The "2+1-System" refers to expressways with three lanes on a single carriageway where bypassing on the lane of the opposite direction is prohibited so that speed restriction is not required to increase safety. These expressways are grade-separated with a design speed of 100 to 120 km/h and the side of two lanes (allowing to bypass lower speed vehicles) alternates about every 1.5 to 2 kilometers. In hilly country the uphill direction is usually the one with two lanes to allow overtaking of heavy, slow vehicles. In many cases there is no median barrier or it consists of concrete blocks - additional safety measures are mostly needed near the end of the two lane section where some motorists tend to pull in very late so that a longer no-traffic section needs to be inserted on the middle lane.

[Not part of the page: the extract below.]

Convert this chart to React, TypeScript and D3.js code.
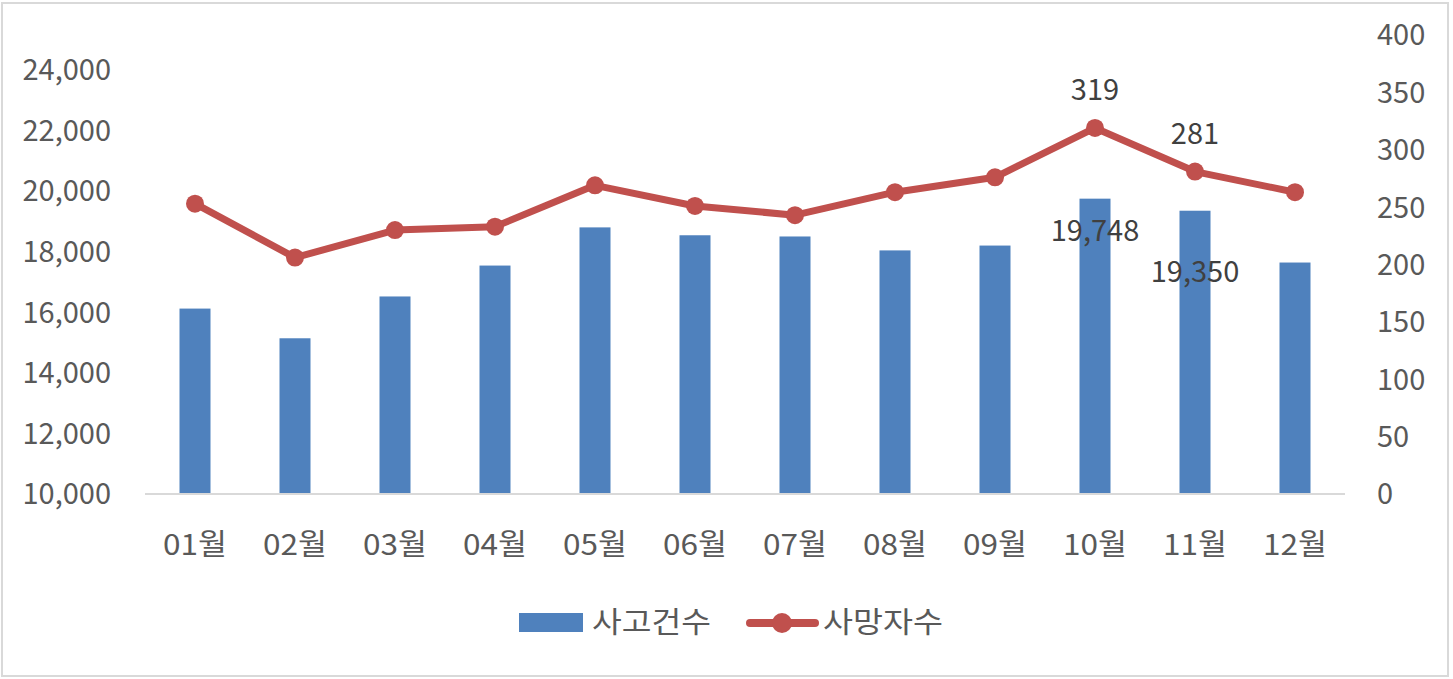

After some good experiences with test roads the system has been used often in places where the amount of traffic does not justify construction of a dual carriageway expressway but remote rural areas should be connected to major towns with a high speed road. Existing examples are B 1, B 4 near Uelzen, B 16, B 20, B 31n near Stockach (120 km/h), B 33, B 54, B 56n, B 67 between Bocholt and Rhede, B 72, B 210, B 300, B 482.


Arizona State Route 77

Divided 2+1 roads are rare outside of Europe, though they are seen in a few places, such as Ontario, Quebec, New Hampshire and Australia. The most prominent example is Interstate 93 in Franconia Notch State Park (before dropping down to a single lane in each direction, plus steel divider). In Australia the Pacific Highway features sections of 2+1 along its length between Brisbane and Sydney.[2] The mode is not unknown in the United States off of the Interstates, including for example Arizona State Route 77 north of Oracle.[3]

Sometimes, during freeway reconstruction, a barrier transfer machine will be used on one half of the freeway while the other is being reconstructed.

A similar concept is utilized with 3-lane setups where 2 lanes have right of way, and the opposing side has to yield to the oncoming side on major highways that are mostly 2 lanes, of which those are more common.